Shares in FTSE 100 drinks giant Diageo (LON:DGE) sank 4.91% to 2,739.50p (as of 10:45 BST) as reported net sales for the year ended 30th June dropped by 8.7%. The company said that organic volumes were down by 11.2% and reported operating profits plunged by 47.1% as COVID caused severe trading difficulties in the second half.
CEO Ivan Menezes commented: “Fiscal 20 was a year of two halves: after good, consistent performance in the first half of fiscal 20, the outbreak of Covid-19 presented significant challenges for our business, impacting the full year performance. Through these challenging times we have acted quickly to protect our people and our business, and to support our customers, partners and communities.

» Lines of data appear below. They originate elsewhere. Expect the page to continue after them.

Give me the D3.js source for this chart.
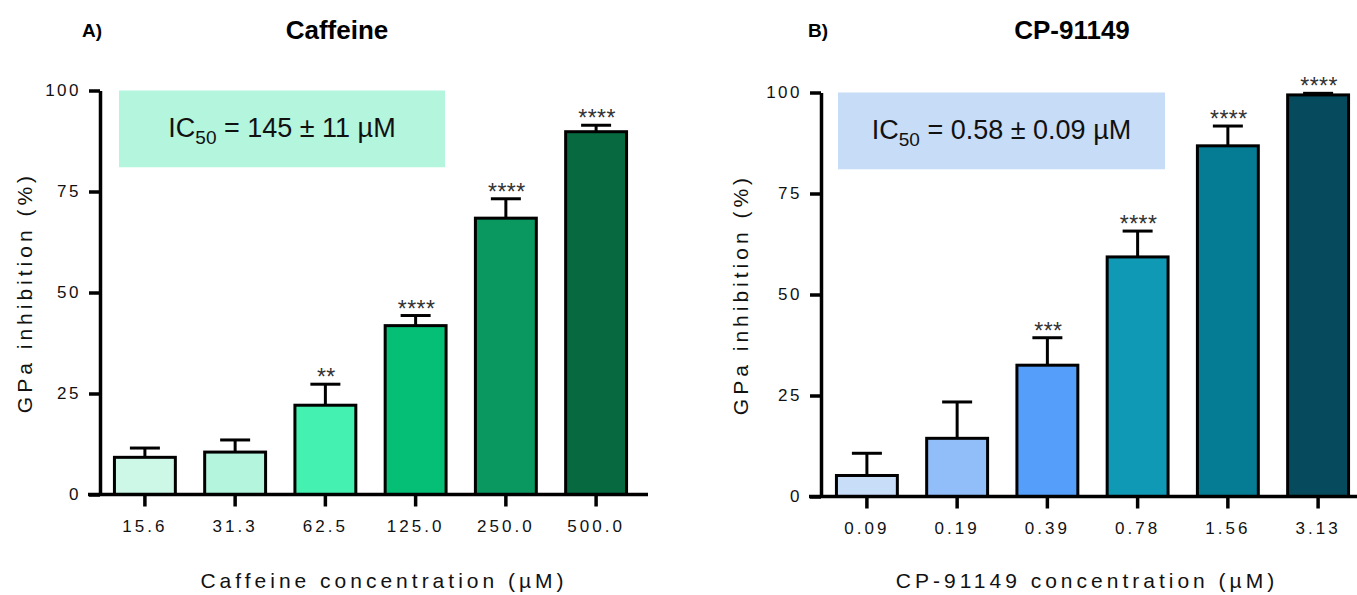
<!DOCTYPE html>
<html>
<head>
<meta charset="utf-8">
<script src="https://cdn.jsdelivr.net/npm/d3@7"></script>
<style>
html,body{margin:0;padding:0;background:#fff;}
svg{display:block;}
</style>
</head>
<body>
<svg id="chart" width="1357" height="595"></svg>
<script>
// ---- data ----
const caffeineConc = ["15.6","31.3","62.5","125.0","250.0","500.0"];
const caffeineMean = [9.2, 10.5, 22.1, 41.8, 68.4, 89.8];
const caffeineSEM  = [2.3, 3.0, 5.2, 2.5, 4.8, 1.6];
const caffeineSig  = ["", "", "**", "****", "****", "****"];
const caffeineColors = ["#cdf7e7","#b3f5dd","#44f1b1","#06bf77","#0b9760","#066940"];

const cpConc = ["0.09","0.19","0.39","0.78","1.56","3.13"];
const cpMean = [5.2, 14.4, 32.5, 59.3, 86.8, 99.4];
const cpSEM  = [5.5, 9.0, 6.8, 6.4, 4.9, 0.4];
const cpSig  = ["", "", "***", "****", "****", "****"];
const cpColors = ["#c8ddf7","#91bef9","#559ffb","#0f99b4","#067c94","#054b5d"];

const yTicks = [0, 25, 50, 75, 100];

const svg = d3.select("#chart");
const SANS = "'Liberation Sans', Arial, sans-serif";

function panel(o) {
  const g = svg.append("g");
  const y = d3.scaleLinear().domain([0, 100]).range([o.y0, o.y100]);
  const x = d3.scaleBand().domain(o.cats).range([o.xr0, o.xr1]).paddingInner(0.325).paddingOuter(0.16);

  // IC50 box
  g.append("rect").attr("x", o.box[0]).attr("y", y(100)).attr("width", o.box[1] - o.box[0])
    .attr("height", y(81) - y(100)).attr("fill", o.boxFill);
  const t = g.append("text").attr("x", (o.box[0] + o.box[1]) / 2).attr("y", y(88.5))
    .attr("text-anchor", "middle").attr("font-family", SANS)
    .attr("font-size", 27).attr("fill", "#111");
  t.append("tspan").text("IC");
  t.append("tspan").attr("font-size", 19).attr("dy", 7).text("50");
  t.append("tspan").attr("dy", -7).text(" = " + o.ic50);

  // bars
  g.selectAll("rect.bar").data(o.cats).join("rect").attr("class", "bar")
    .attr("x", d => x(d)).attr("width", x.bandwidth())
    .attr("y", (d, i) => y(o.mean[i])).attr("height", (d, i) => y(0) - y(o.mean[i]))
    .attr("fill", (d, i) => o.colors[i]).attr("stroke", "#000").attr("stroke-width", 3);

  // error bars
  const cw = 30;
  o.cats.forEach((d, i) => {
    const cx = x(d) + x.bandwidth() / 2;
    const top = y(o.mean[i] + o.sem[i]);
    g.append("line").attr("x1", cx).attr("x2", cx).attr("y1", y(o.mean[i])).attr("y2", top)
      .attr("stroke", "#000").attr("stroke-width", 3);
    g.append("line").attr("x1", cx - cw / 2).attr("x2", cx + cw / 2).attr("y1", top).attr("y2", top)
      .attr("stroke", "#000").attr("stroke-width", 3);
    if (o.sig[i]) {
      g.append("text").attr("x", cx + 1).attr("y", top + 1).attr("text-anchor", "middle")
        .attr("font-family", SANS).attr("font-size", 23).attr("letter-spacing", "0.5px")
        .attr("fill", "#333").text(o.sig[i]);
    }
  });

  // y axis
  const ya = d3.axisLeft(y).tickValues(yTicks).tickSize(11).tickSizeOuter(0).tickPadding(8);
  const yg = g.append("g").attr("transform", `translate(${o.ax},0)`).call(ya);
  yg.select(".domain").attr("stroke-width", 3.5);
  yg.selectAll(".tick line").attr("stroke-width", 3.5);
  yg.selectAll(".tick text").attr("font-family", SANS).attr("font-size", 17)
    .attr("letter-spacing", "2.5px").attr("fill", "#111");

  // x axis
  const xa = d3.axisBottom(x).tickSize(12).tickSizeOuter(0).tickPadding(13);
  const xg = g.append("g").attr("transform", `translate(0,${y(0)})`).call(xa);
  xg.select(".domain").remove();
  xg.append("line").attr("x1", o.ax - 12).attr("x2", o.xEnd).attr("y1", 0).attr("y2", 0)
    .attr("stroke", "#000").attr("stroke-width", 3.5);
  xg.selectAll(".tick line").attr("stroke-width", 3.5);
  xg.selectAll(".tick text").attr("font-family", SANS).attr("font-size", 17)
    .attr("letter-spacing", "3px").attr("fill", "#111");

  // axis titles
  g.append("text").attr("x", o.xTitleX).attr("y", 588).attr("text-anchor", "middle")
    .attr("font-family", SANS).attr("font-size", 21).attr("letter-spacing", "4px")
    .attr("fill", "#111").text(o.xTitle);
  g.append("text").attr("transform", `translate(${o.yTitleX},${(o.y0 + o.y100) / 2}) rotate(-90)`)
    .attr("text-anchor", "middle").attr("font-family", SANS).attr("font-size", 21)
    .attr("letter-spacing", "4px").attr("fill", "#111").text("GPa inhibition (%)");

  // titles
  g.append("text").attr("x", o.labelX).attr("y", 37).attr("font-family", SANS)
    .attr("font-weight", "bold").attr("font-size", 19)
    .attr("fill", "#000").text(o.label);
  g.append("text").attr("x", o.titleX).attr("y", 39).attr("text-anchor", "middle")
    .attr("font-family", SANS).attr("font-weight", "bold")
    .attr("font-size", 26).attr("fill", "#000").text(o.title);
}

panel({
  cats: caffeineConc, mean: caffeineMean, sem: caffeineSEM, sig: caffeineSig, colors: caffeineColors,
  y0: 494.5, y100: 90.5, xr0: 100, xr1: 641, ax: 100, xEnd: 648,
  box: [119, 445], boxFill: "#b3f5dd", ic50: "145 ± 11 µM",
  xTitle: "Caffeine concentration (µM)", xTitleX: 384, yTitleX: 32,
  label: "A)", labelX: 82, title: "Caffeine", titleX: 337
});
panel({
  cats: cpConc, mean: cpMean, sem: cpSEM, sig: cpSig, colors: cpColors,
  y0: 496.5, y100: 92.5, xr0: 822, xr1: 1363, ax: 821, xEnd: 1357,
  box: [838, 1165], boxFill: "#c6dcf7", ic50: "0.58 ± 0.09 µM",
  xTitle: "CP-91149 concentration (µM)", xTitleX: 1087, yTitleX: 748,
  label: "B)", labelX: 808, title: "CP-91149", titleX: 1072
});
</script>
</body>
</html>
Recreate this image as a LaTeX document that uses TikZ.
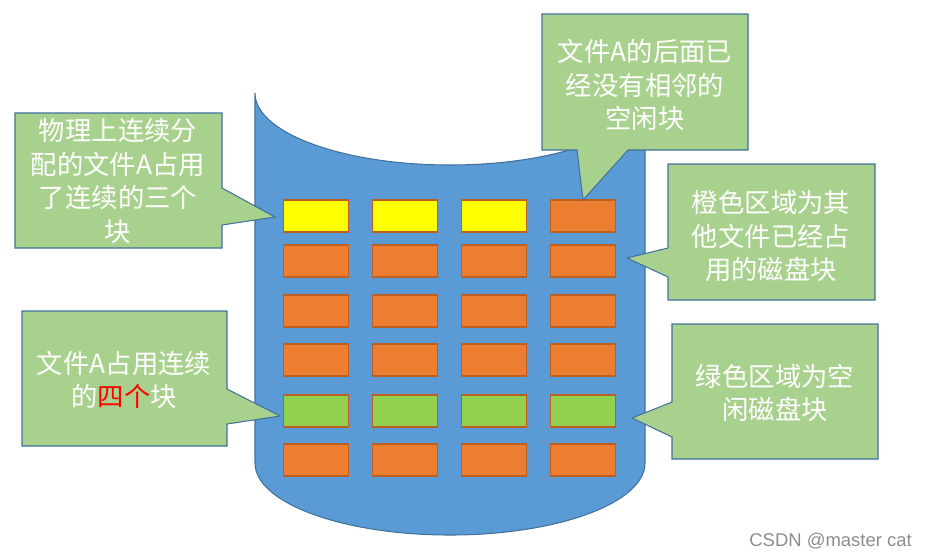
\documentclass[tikz,border=0pt]{standalone}
\usepackage{fontspec}
\setmainfont{Liberation Sans}
\newfontfamily\cjk{Noto Sans CJK SC}
\definecolor{cylfill}{HTML}{5B9BD5}
\definecolor{cylline}{HTML}{41719C}
\definecolor{callfill}{HTML}{A9D18E}
\definecolor{blkorange}{HTML}{ED7D31}
\definecolor{blkyellow}{HTML}{FFFF00}
\definecolor{blkgreen}{HTML}{92D050}
\definecolor{blkline}{HTML}{BE5F22}
\begin{document}
\begin{tikzpicture}[x=0.02cm,y=-0.02cm,
  cyl/.style={fill=cylfill,draw=cylline,line width=0.6pt},
  blk/.style={draw=blkline,line width=0.9pt,minimum width=1.3cm,minimum height=0.64cm,inner sep=0pt},
  callout/.style={fill=callfill,draw=cylline,line width=0.6pt},
  calltext/.style={text=white,align=center,font=\cjk\fontsize{15}{19}\selectfont,inner sep=0pt},
  wmtext/.style={text=black!45,font=\fontsize{10.5}{12}\selectfont,inner sep=0pt}]
\useasboundingbox (0,0) rectangle (928,559);
% cylinder
\draw[cyl] (255,93) -- (255,463)
  .. controls (255,502.8) and (342.3,535) .. (450,535)
  .. controls (557.7,535) and (645,502.8) .. (645,463)
  -- (645,93)
  .. controls (645,132.8) and (557.7,165) .. (450,165)
  .. controls (342.3,165) and (255,132.8) .. (255,93) -- cycle;
% blocks
\foreach \c/\x in {1/316,2/405,3/494,4/583}{
  \foreach \r/\y in {2/261,3/311,4/360,6/460}{
    \node[blk,fill=blkorange] (b-\r-\c) at (\x,\y) {};
  }
  \node[blk,fill=blkgreen] (b-5-\c) at (\x,411) {};
}
\foreach \c/\x in {1/316,2/405,3/494}{
  \node[blk,fill=blkyellow] (b-1-\c) at (\x,216) {};
}
\node[blk,fill=blkorange] (b-1-4) at (583,216) {};
% callouts
\draw[callout] (15,113) -- (222,113) -- (222,188) -- (275,217) -- (222,225) -- (222,248) -- (15,248) -- cycle;
\node[calltext] (t1) at (118,181) {物理上连续分\\配的文件A占用\\了连续的三个\\块};
\draw[callout] (542,14) -- (748,14) -- (748,150) -- (628,150) -- (583,200) -- (577,150) -- (542,150) -- cycle;
\node[calltext] (t2) at (645,85) {文件A的后面已\\经没有相邻的\\空闲块};
\draw[callout] (668,164) -- (875,164) -- (875,300) -- (668,300) -- (668,277) -- (627,258) -- (668,248) -- cycle;
\node[calltext] (t3) at (771,236) {橙色区域为其\\他文件已经占\\用的磁盘块};
\draw[callout] (22,311) -- (227,311) -- (227,389) -- (280,416) -- (227,424) -- (227,446) -- (22,446) -- cycle;
\node[calltext] (t4) at (124,380) {文件A占用连续\\的\textcolor{red}{四个}块};
\draw[callout] (672,324) -- (878,324) -- (878,459) -- (672,459) -- (672,437) -- (632,418) -- (672,402) -- cycle;
\node[calltext] (t5) at (775,393) {绿色区域为空\\闲磁盘块};
% watermark
\node[wmtext,anchor=east] (wm) at (912,541) {CSDN @master cat};
\end{tikzpicture}
\end{document}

“The actions we have taken to strengthen Diageo over the last six years provide a solid foundation to respond to the impacts of the pandemic. We are now a more agile, efficient and effective business.
“We have taken decisive action through the second half of fiscal 20, tightly managing our costs, reducing discretionary expenditure and reallocating resources across the group. We are further enhancing our data analytics and technology tools to rapidly respond to local consumer and customer shifts triggered by the pandemic. We have strengthened liquidity, giving us flexibility to continue to invest effectively in the business for the long term.
While the trajectory of the recovery is uncertain, with volatility expected to continue into fiscal 21, I am confident in our strategy, the resilience of our business and am very proud of the way our people have responded. We are well-positioned to emerge stronger“.